Hayatta kalma ve sağlıklı olma ile başarılı olmanın, yön ve yer değiştirdiği, bireysel performansların güç koşullarda nasıl ortaya çıktığının, analiz ve değerlendirmelerin daha çok gözleme dayandırıldığı, elde edilen ölçümlerin verilerinin; işimizi nasıl daha iyi yaparız arayışına ittiği bir zaman dilimini yaşıyoruz. 

Bu salgın döneminde kara tahtanın önünde ders işlemenin zevkini daha iyi kavrasak da, günümüz teknolojileri sayesinde “aynı zamanda fakat farklı mekanlarda”  var olmak, öğretim yapmayı başarmak zor olmadı ancak eğitimde teknoloji kullanımının gereklilik haline geldiği bu dönemde, zorlayıcı olanın psikolojik ve eğitimsel önemde olan iletişim olanaklarının, dokunmanın, göz göze gelmenin mümkün olamayışıydı.

Görüldüğü üzere ülkemiz ve dünyayı etkisi altına alan Covid-19, 2020 Eylül ayından günümüze bir çok psikolojik ve sosyo-ekonomik açıdan toplumsal büyük bir tahribata neden olmuştur.

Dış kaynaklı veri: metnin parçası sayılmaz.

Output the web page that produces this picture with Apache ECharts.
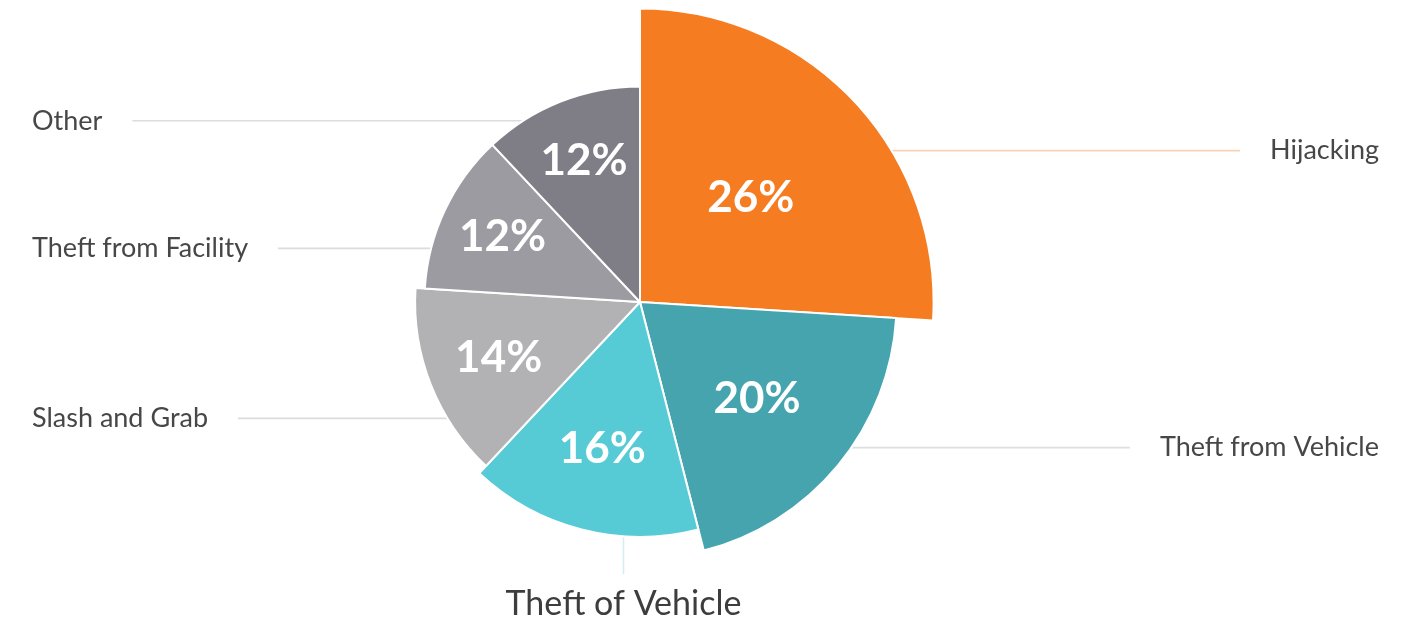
<!DOCTYPE html>
<html>
<head>
<meta charset="utf-8">
<script src="https://cdn.jsdelivr.net/npm/echarts@6/dist/echarts.min.js"></script>
<style>
  html, body { margin: 0; padding: 0; background: #fff; }
  #chart { width: 1411px; height: 619px; }
</style>
</head>
<body>
<div id="chart"></div>
<script>
// crime categories, clockwise from 12 o'clock
var categories = ['Hijacking', 'Theft from Vehicle', 'Theft of Vehicle', 'Slash and Grab', 'Theft from Facility', 'Other'];
var shares = [26, 20, 16, 14, 12, 12];

// styling
var palette = ['#f57c21', '#46a4af', '#56cbd5', '#b2b2b4', '#9c9ba1', '#7f7e86'];
var guideColors = ['#fbd3b4', '#dcdfe0', '#d7eef0', '#dcdcdc', '#dcdcdc', '#dcdcdc'];
var guideAt = [0.63, 0.43, 0.32, 0.31, 0.25, 0.24]; // where the guide leaves the arc (fraction of slice)

var FONT = 'Lato';
var CENTER = [640, 302];
// rose scale: radius grows with the share
function radiusOf(v) { return 180 + 0.857 * Math.pow(v, 1.5); }

var total = shares.reduce(function (a, b) { return a + b; }, 0);
var chart = echarts.init(document.getElementById('chart'));

function guideLayout(params) {
    var i = params.seriesIndex;
    var lay = chart.getModel().getSeriesByIndex(i).getData().getItemLayout(0);
    var t = lay.startAngle + guideAt[i] * (lay.endAngle - lay.startAngle);
    var px = lay.cx + lay.r * Math.cos(t);
    var py = lay.cy + lay.r * Math.sin(t);
    var rect = params.labelRect;
    if (categories[i] === 'Theft of Vehicle') {
        return {
            x: px, y: py + 68, align: 'center', verticalAlign: 'middle',
            labelLinePoints: [[px, py], [px, py], [px, py + 38]]
        };
    }
    var left = px < lay.cx;
    var endX = left ? rect.x + rect.width + 30 : rect.x - 30;
    return {
        y: py,
        labelLinePoints: [[px, py], [px, py], [endX, py]]
    };
}

var series = [];
var cum = 0;
shares.forEach(function (v, i) {
    var isBottom = categories[i] === 'Theft of Vehicle';
    series.push({
        type: 'pie',
        center: CENTER,
        radius: [0, radiusOf(v)],
        startAngle: 90 - cum / total * 360,
        clockwise: true,
        avoidLabelOverlap: false,
        animation: false,
        emphasis: { disabled: true },
        label: {
            show: true,
            position: 'outside',
            alignTo: isBottom ? 'none' : 'edge',
            edgeDistance: 32,
            formatter: '{b}',
            fontFamily: FONT,
            fontSize: isBottom ? 34 : 27,
            color: isBottom ? '#3d3d3d' : '#474747'
        },
        labelLine: {
            show: true,
            length: 0,
            length2: 30,
            lineStyle: { color: guideColors[i], width: 1.6 }
        },
        labelLayout: guideLayout,
        data: [
            {
                name: categories[i],
                value: v,
                itemStyle: { color: palette[i], borderColor: '#fff', borderWidth: 2 }
            },
            {
                name: '',
                value: total - v,
                itemStyle: { color: 'rgba(0,0,0,0)', borderWidth: 0 },
                label: { show: false },
                labelLine: { show: false }
            }
        ]
    });
    cum += v;
});

// percentage labels, drawn by a transparent overlay pie
series.push({
    type: 'pie',
    center: CENTER,
    radius: [0, 298],
    startAngle: 90,
    silent: true,
    animation: false,
    avoidLabelOverlap: false,
    itemStyle: { color: 'rgba(0,0,0,0)', borderWidth: 0 },
    label: {
        show: true,
        position: 'inside',
        formatter: '{c}%',
        fontFamily: FONT,
        fontWeight: 'bold',
        fontSize: 44,
        color: '#fff'
    },
    labelLine: { show: false },
    data: categories.map(function (c, i) { return { name: c, value: shares[i] }; })
});

chart.setOption({
    backgroundColor: '#fff',
    tooltip: { show: false },
    series: series
});
</script>
</body>
</html>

Bu nedenle gerek ülkemizde gerek ise dünyada eğitim camiası eğitmenler ve öğrenciler arasında ülkemiz açısından yeterli düzeyde araç ve gereçler temini olmadığından dolayı ülkeyi yönetenlerin de eğitime yönelik stratejik bir planının olmadığı görülmüştür. Bu kanaatimce, ülkede aşılanma süreci başladığı günden bugüne, önceliğin sağlık çalışanları ile birlikte eğitim çalışanlarımız ve öğrencilerimiz de olmalıydı. Henüz bu gerçekleri fark etmeyen siyasi yöneticiler, bir toplumun gelişmesi ve yenilenmesinden, dünya toplumları ile eşdeğer yarışması açısından, temel eğitimin ve bilimsel eğitimin ne kadar büyük bir ihtiyaç olduğu anlaşılmıştır. Eğitim ekmek ve su gibi; devletlerin yaşaması ve ilerlemesi için temel bir ihtiyaçtır.

Emile Zola’nın da dediği gibi;

Pırlantadan alınmayan vergi, kitaptan alınıyordu; çünkü pırlanta alandan değil, kitap okuyanlardan korkuyorlardı. 

İnsanlık yalanı ve adaletsizliği kılıçla değil, kitapla yenecektir. 

Zifiri karanlıklar bütün beyinlerde yoğunluğunu muhafaza ediyorsa, bunun nedeni metotsuz ve hiçbir bilimsel temele dayanmadan elde edilen yarı eğitimin sadece zekanın zehirlenmesine daha da tehlikeli ve kaygı verici olan ahlaksızlık haline ulaşması gibi görünüyordu.